One story goes that when Earth was a young planet, a large chunk of rock smashed into it, displacing a portion of Earth's interior. The resulting chunks clumped together and formed our Moon. Unlike other discrete moons in this solar system, Earth and Moon were once one. Moon is made of Earth, and Earth, like its human inhabitants, is mostly made up of water. These critical correspondences and seeming oppositions of liquids that produce the appearance of solids make clear the intra-relations at play, the co-constitutive nature of things, and how our wounded planet maintains balance through its spatial tether to its long-lost entrails.

Another story, not our own to tell, but its repetition here is required to indicate the inadequacy of univocality when coming to know a complexity. We have listened to this story many times, so we choose to retell it here as we have the one above, as listeners, as receivers, with unique positionalities to inform its reception. This story tells of how Ota Aski, as we know it now, comes into being. Sky Woman, who lived in solitude in the heavens, comes through a hole in the sky to rest on a gigantic turtle’s back. Earth at this time was an entirely watery surface. Sky Woman asked the beings living there; plants, two legged, four legged, winged ones, and swimming ones, to bring up some soil from below the waters. Only the small muskrat succeeds in her travel below the waters to deliver soil to the edge of the turtle’s shell. In doing so, muskrat is passes. Sky Woman surrounds the turtle’s shell with the soil to create a place for generation. She revives the tiny muskrat and asserts her role as a giver of life. Earth is our mother, Moon is our grandmother. Still of one another, entwined.

How do we definitively describe something still coming into being? How do we definitively describe something that is brought into being by multitudes, and regardless of consensus of origin, fully exists?

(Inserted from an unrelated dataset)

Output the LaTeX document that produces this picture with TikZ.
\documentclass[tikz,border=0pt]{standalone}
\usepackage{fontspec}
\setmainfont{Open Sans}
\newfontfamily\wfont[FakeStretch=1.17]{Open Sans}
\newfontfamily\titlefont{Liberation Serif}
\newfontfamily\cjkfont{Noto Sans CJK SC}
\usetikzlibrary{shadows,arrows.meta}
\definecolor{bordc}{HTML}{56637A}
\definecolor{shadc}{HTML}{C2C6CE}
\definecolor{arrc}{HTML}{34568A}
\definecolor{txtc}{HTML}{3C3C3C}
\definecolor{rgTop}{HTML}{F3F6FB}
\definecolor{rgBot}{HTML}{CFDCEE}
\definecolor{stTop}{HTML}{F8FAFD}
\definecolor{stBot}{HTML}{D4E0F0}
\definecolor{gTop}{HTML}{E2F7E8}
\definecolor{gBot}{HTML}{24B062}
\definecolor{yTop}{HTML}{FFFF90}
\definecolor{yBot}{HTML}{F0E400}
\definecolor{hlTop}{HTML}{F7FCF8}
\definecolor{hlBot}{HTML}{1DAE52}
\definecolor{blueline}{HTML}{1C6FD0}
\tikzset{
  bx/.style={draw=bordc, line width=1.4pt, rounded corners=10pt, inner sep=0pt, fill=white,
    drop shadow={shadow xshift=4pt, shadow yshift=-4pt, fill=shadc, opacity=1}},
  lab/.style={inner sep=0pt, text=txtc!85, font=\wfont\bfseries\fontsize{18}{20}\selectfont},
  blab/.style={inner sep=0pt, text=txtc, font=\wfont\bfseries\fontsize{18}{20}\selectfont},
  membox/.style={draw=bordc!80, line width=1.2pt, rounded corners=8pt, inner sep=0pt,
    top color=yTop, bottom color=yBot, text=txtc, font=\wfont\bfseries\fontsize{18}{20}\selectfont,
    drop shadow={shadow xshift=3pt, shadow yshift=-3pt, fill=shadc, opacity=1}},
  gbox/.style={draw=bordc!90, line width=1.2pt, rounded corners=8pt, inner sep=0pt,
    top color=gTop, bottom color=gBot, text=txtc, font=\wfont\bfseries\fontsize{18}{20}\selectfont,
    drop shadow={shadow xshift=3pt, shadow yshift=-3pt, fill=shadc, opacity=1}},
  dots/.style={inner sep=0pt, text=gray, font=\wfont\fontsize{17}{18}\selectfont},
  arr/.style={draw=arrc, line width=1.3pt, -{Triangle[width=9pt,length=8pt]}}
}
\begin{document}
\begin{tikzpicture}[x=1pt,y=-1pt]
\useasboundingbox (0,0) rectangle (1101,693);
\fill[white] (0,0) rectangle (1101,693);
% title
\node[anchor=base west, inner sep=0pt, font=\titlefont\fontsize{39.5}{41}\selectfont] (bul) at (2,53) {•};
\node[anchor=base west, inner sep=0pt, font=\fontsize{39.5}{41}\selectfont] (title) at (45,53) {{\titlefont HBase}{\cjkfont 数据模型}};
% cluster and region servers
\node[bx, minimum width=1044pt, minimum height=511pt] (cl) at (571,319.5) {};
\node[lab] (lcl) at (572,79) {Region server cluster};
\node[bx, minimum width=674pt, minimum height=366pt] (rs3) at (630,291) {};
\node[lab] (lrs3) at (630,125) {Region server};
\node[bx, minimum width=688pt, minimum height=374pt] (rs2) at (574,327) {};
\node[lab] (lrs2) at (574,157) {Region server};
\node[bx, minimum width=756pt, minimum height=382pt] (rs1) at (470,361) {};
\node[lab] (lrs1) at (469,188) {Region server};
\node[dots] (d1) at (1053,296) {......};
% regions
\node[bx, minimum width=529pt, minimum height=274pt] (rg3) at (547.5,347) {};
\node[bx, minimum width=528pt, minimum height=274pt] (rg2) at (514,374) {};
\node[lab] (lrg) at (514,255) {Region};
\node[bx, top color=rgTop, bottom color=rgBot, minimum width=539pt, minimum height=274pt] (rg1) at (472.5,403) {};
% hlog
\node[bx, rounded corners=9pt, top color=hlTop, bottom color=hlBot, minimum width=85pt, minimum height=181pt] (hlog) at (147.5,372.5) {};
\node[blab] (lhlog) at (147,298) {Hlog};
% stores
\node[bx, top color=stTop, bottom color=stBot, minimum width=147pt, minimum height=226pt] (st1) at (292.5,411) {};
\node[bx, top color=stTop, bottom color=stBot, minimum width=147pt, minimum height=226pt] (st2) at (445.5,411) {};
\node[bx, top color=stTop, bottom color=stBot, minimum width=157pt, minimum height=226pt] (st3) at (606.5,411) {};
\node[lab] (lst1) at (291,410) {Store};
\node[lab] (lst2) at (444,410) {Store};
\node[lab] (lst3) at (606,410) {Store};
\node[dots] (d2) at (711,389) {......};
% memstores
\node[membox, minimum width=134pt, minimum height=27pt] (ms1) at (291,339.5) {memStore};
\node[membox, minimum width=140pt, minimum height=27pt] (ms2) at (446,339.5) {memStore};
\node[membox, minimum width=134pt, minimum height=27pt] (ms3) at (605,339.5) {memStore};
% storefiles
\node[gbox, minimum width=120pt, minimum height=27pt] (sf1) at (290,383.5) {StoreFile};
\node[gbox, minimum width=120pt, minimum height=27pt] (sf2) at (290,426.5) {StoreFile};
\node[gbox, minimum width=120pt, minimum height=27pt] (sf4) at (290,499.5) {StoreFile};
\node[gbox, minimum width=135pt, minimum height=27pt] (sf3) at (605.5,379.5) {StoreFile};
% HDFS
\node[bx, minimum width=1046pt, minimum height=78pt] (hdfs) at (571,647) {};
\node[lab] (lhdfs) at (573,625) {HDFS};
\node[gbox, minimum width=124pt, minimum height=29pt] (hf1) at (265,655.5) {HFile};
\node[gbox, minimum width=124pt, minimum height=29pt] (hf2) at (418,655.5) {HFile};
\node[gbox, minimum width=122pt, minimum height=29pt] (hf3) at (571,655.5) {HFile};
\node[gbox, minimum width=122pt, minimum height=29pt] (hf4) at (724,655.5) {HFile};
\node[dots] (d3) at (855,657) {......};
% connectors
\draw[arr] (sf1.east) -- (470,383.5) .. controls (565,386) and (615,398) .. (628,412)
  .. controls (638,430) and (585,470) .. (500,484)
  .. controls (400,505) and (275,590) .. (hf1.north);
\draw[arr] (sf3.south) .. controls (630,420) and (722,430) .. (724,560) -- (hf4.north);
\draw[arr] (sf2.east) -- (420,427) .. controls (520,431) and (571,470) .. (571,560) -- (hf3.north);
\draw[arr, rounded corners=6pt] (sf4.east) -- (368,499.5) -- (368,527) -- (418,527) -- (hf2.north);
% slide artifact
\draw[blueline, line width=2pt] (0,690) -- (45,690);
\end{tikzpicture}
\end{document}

These co-constitutions, interreliance, and fluidity of meaning reflect how Earth is primarily made up of water—its seeming material opposite—and the ground itself is made up of a series of relations. Western science describes it as the only planet in this solar system to support life as ‘we’ know it (knowing Western understanding of life is limited). In this cosmology, Earth is an ocean planet reliant on its moon to keep it from wobbling uncontrollability. There is an intimacy implied and required in making our world a whole constructed of millions of parts, distributed and connected, reliant on their ongoing transmission and reception. Electronic communications require grounding to flow uninterrupted and make clear our species’ reliance on Earth to both imagine and articulate connections and the potential to be whole, if wounded, through them. Amplifying Earth as a series of relations becomes our grounding premise.

Samuel Beckett concludes one of his Fizzles with these words “ruinstrewn land, little panic steps.” As both unsettled settlers of Argentinian/Austrian and Scottish/Dutch heritage, the paths we take are teeming with these little panic steps, but they are steps nonetheless.

We are coming towards you from this ground here. Here, kisiskâciwan, the traditional territories of the Nehiyawak, Maškékowak, Nîhithaw, Lakota, Nakoda, Dakota, Saulteaux (Anihšināpē), Dene, and the ancestral lands of the Métis, specifically Treaty 6 on the Canadian Prairies.